• Given exercise
Your job is to return the lines between the line holding "Write a Python" and the line holding "16.7, 15.1, 13.4, 12.3, 11.0, 9.8, 6.7, 4.3, 2.5, 1.0]", inclusive, exactly and with no pictures.

Start of Stored rows

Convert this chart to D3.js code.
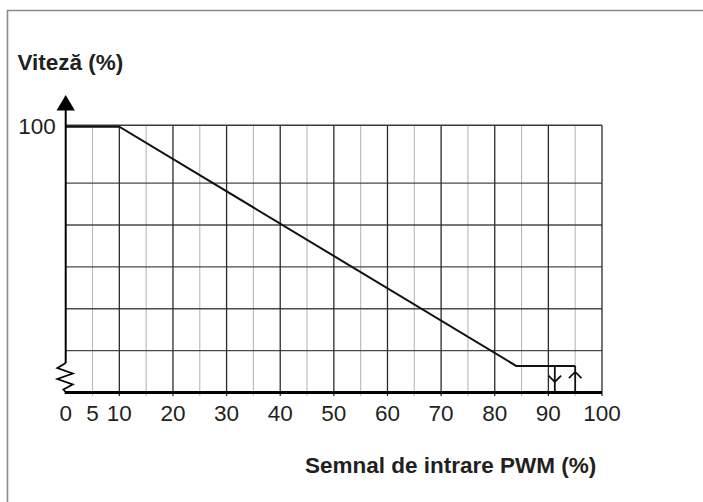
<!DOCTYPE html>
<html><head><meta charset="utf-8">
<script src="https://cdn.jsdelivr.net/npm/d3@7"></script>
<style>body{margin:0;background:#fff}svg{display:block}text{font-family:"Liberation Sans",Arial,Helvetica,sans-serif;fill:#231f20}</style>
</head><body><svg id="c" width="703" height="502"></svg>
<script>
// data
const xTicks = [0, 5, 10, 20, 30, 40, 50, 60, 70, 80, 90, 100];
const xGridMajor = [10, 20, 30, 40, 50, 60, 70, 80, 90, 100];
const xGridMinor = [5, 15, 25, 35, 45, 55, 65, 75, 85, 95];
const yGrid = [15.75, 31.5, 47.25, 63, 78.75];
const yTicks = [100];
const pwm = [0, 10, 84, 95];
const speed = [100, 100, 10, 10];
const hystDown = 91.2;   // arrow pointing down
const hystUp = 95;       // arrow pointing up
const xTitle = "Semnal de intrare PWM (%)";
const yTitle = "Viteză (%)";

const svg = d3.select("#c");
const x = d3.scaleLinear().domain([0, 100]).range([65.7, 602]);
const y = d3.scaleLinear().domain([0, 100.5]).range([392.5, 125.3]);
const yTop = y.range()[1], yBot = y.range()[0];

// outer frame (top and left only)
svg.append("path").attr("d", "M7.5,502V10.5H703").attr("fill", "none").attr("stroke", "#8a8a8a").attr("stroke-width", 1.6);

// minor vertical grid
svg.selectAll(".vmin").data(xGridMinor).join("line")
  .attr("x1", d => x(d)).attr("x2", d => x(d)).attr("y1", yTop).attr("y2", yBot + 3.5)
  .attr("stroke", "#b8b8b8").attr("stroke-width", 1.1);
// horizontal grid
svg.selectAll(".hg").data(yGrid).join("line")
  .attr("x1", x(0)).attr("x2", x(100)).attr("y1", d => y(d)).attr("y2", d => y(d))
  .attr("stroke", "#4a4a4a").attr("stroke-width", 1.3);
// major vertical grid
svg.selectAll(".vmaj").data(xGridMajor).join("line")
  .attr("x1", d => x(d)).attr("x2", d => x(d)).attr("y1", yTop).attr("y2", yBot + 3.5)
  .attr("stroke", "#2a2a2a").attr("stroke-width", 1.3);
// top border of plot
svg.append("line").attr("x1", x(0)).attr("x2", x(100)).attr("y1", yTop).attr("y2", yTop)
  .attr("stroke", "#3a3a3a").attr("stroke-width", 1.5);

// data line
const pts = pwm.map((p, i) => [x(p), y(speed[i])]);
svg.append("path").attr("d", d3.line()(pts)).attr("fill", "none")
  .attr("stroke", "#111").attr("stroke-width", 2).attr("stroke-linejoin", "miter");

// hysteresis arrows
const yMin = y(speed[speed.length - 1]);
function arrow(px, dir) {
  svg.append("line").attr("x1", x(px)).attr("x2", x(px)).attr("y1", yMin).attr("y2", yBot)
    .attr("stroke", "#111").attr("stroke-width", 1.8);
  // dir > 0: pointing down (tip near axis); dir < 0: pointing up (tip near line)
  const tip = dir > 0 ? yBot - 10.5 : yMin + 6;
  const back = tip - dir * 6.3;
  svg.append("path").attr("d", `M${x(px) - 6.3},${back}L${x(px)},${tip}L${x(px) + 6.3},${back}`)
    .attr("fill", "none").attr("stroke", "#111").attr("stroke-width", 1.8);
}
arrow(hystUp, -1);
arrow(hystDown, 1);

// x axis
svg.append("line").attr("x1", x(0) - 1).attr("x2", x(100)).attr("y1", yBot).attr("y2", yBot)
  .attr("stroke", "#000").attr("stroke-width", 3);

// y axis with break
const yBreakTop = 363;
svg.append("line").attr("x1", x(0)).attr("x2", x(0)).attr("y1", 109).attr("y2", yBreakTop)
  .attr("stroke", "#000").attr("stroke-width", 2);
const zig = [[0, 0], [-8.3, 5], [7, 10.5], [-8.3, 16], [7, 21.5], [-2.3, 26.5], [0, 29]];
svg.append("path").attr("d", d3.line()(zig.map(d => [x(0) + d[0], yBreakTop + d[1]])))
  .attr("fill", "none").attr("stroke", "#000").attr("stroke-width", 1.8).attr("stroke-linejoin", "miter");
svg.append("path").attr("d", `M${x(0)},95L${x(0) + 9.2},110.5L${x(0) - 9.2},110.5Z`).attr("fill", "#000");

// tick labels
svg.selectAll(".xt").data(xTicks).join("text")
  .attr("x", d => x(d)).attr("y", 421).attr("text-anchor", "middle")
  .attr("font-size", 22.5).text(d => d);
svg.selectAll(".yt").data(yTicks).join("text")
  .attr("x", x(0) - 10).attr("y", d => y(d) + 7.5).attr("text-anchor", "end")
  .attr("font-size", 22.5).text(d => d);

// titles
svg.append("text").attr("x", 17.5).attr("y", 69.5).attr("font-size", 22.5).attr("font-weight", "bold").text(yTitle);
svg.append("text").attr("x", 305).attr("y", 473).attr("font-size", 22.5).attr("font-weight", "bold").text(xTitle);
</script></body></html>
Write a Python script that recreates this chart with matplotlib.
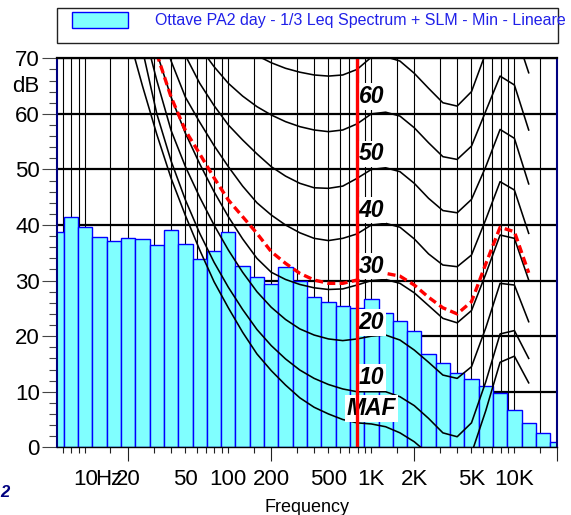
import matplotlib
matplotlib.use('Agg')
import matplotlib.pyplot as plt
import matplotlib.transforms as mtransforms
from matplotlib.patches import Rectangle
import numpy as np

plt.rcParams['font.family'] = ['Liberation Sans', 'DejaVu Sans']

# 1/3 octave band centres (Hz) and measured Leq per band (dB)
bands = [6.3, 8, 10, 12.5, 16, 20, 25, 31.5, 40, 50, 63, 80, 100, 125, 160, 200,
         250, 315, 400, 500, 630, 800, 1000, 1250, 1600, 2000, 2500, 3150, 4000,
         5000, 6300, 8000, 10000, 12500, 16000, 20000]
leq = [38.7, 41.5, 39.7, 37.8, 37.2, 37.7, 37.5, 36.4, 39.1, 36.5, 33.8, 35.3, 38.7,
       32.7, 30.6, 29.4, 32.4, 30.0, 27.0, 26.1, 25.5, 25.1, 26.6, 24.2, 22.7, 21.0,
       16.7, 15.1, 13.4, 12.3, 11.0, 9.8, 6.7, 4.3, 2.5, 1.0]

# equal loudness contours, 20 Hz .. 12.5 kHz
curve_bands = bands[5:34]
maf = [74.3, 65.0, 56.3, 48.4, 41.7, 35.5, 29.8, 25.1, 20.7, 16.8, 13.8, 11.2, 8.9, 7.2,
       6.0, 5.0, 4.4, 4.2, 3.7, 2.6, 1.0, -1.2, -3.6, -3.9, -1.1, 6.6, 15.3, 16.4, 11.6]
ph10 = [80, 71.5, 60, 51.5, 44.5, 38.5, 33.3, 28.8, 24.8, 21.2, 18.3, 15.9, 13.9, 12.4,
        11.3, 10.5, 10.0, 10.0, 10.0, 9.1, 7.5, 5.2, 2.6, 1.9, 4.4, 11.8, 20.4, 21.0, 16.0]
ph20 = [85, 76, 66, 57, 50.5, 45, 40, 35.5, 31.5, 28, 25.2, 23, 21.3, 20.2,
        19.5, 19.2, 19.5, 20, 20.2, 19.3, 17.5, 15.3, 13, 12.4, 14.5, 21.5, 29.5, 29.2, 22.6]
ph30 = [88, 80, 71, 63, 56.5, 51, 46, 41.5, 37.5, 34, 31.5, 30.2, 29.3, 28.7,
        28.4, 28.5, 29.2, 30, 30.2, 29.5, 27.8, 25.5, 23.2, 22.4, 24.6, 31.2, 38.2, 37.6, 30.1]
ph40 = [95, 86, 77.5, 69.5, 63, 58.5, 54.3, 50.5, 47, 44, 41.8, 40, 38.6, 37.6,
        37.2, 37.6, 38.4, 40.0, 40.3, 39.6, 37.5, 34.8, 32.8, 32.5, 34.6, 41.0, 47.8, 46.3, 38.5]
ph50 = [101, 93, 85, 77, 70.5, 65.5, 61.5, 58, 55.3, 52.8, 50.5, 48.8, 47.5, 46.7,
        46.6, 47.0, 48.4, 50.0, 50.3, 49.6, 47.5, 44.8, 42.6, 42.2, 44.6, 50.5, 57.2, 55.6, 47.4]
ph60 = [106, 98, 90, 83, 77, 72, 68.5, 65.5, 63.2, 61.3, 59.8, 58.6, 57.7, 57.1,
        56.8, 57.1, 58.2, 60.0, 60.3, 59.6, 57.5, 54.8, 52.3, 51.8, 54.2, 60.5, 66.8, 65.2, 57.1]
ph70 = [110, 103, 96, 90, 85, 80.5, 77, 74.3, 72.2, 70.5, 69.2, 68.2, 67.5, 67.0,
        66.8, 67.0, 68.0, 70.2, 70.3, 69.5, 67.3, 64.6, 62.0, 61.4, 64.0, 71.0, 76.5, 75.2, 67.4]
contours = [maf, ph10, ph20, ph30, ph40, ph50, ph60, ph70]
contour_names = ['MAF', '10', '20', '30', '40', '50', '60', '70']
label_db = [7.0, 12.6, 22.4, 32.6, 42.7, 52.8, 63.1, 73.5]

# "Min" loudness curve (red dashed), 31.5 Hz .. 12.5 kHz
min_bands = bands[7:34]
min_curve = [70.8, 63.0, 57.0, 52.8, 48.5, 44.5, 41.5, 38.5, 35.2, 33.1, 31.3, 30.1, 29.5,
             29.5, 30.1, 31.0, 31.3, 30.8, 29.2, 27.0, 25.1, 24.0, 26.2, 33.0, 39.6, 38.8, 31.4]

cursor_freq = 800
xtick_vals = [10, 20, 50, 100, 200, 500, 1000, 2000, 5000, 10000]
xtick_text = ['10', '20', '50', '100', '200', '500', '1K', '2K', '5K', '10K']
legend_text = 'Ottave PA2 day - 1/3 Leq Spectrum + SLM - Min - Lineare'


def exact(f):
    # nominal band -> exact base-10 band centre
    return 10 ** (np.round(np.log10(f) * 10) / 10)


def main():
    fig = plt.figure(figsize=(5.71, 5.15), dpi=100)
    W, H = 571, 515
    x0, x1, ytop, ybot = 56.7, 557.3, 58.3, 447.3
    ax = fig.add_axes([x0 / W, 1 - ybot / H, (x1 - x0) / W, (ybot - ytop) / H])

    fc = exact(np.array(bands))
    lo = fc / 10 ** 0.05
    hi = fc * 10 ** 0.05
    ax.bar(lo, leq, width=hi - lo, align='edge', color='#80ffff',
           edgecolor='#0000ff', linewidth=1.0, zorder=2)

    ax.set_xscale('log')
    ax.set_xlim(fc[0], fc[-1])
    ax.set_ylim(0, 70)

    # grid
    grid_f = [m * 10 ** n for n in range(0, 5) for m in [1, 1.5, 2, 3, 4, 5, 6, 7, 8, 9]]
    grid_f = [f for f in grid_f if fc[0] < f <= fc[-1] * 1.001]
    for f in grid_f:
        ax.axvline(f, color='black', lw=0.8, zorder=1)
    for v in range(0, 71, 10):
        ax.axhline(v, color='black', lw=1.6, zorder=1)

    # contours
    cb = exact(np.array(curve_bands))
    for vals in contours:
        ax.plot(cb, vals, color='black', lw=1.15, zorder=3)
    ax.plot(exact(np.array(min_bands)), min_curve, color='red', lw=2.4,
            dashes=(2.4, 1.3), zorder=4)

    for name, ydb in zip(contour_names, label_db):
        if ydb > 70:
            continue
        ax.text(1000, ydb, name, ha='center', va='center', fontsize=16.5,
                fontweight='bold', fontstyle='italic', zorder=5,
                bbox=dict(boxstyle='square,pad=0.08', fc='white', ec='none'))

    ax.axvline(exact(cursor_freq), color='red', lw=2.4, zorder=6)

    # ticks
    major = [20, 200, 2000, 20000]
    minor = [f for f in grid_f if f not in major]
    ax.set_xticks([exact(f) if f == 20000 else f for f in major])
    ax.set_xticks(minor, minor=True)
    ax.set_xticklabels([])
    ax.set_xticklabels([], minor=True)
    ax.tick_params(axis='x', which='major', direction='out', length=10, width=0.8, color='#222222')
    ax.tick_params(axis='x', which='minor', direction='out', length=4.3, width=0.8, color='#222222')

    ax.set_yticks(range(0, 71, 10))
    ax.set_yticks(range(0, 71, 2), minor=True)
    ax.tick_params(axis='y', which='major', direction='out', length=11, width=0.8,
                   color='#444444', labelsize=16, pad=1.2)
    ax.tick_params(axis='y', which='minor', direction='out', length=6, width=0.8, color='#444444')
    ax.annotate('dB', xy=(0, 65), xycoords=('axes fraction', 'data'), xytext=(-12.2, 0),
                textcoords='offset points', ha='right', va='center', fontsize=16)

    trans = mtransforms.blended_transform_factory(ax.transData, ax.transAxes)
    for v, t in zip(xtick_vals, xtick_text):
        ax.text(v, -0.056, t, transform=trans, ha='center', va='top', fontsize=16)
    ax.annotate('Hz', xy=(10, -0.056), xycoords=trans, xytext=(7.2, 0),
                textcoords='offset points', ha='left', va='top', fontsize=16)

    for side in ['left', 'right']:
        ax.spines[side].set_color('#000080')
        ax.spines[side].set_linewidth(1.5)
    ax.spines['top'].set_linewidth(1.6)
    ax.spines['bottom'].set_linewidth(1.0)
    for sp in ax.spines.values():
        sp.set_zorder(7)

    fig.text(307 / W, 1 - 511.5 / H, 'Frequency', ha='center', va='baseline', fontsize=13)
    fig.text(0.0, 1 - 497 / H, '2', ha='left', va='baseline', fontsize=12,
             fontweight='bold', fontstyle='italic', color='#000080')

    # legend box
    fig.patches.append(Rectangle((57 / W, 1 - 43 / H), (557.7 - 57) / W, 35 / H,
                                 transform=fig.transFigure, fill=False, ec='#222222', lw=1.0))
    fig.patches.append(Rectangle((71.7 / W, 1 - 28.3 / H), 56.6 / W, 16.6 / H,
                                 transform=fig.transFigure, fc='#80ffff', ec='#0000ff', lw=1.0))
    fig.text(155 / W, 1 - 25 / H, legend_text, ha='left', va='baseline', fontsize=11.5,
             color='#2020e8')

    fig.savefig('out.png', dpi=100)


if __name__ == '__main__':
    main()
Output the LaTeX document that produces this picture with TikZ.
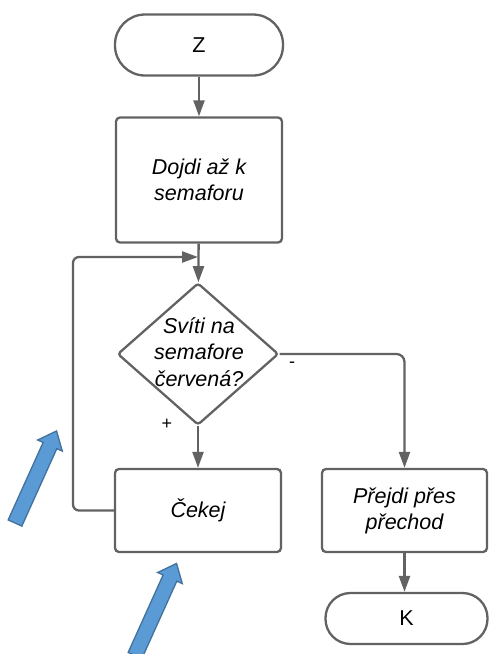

End of Stored rows

• Task result
Write a Python script that recreates this chart with matplotlib.
import matplotlib
matplotlib.use('Agg')
import matplotlib.pyplot as plt
import matplotlib.transforms as mtransforms
from matplotlib.patches import Rectangle
import numpy as np

plt.rcParams['font.family'] = ['Liberation Sans', 'DejaVu Sans']

# 1/3 octave band centres (Hz) and measured Leq per band (dB)
bands = [6.3, 8, 10, 12.5, 16, 20, 25, 31.5, 40, 50, 63, 80, 100, 125, 160, 200,
         250, 315, 400, 500, 630, 800, 1000, 1250, 1600, 2000, 2500, 3150, 4000,
         5000, 6300, 8000, 10000, 12500, 16000, 20000]
leq = [38.7, 41.5, 39.7, 37.8, 37.2, 37.7, 37.5, 36.4, 39.1, 36.5, 33.8, 35.3, 38.7,
       32.7, 30.6, 29.4, 32.4, 30.0, 27.0, 26.1, 25.5, 25.1, 26.6, 24.2, 22.7, 21.0,
       16.7, 15.1, 13.4, 12.3, 11.0, 9.8, 6.7, 4.3, 2.5, 1.0]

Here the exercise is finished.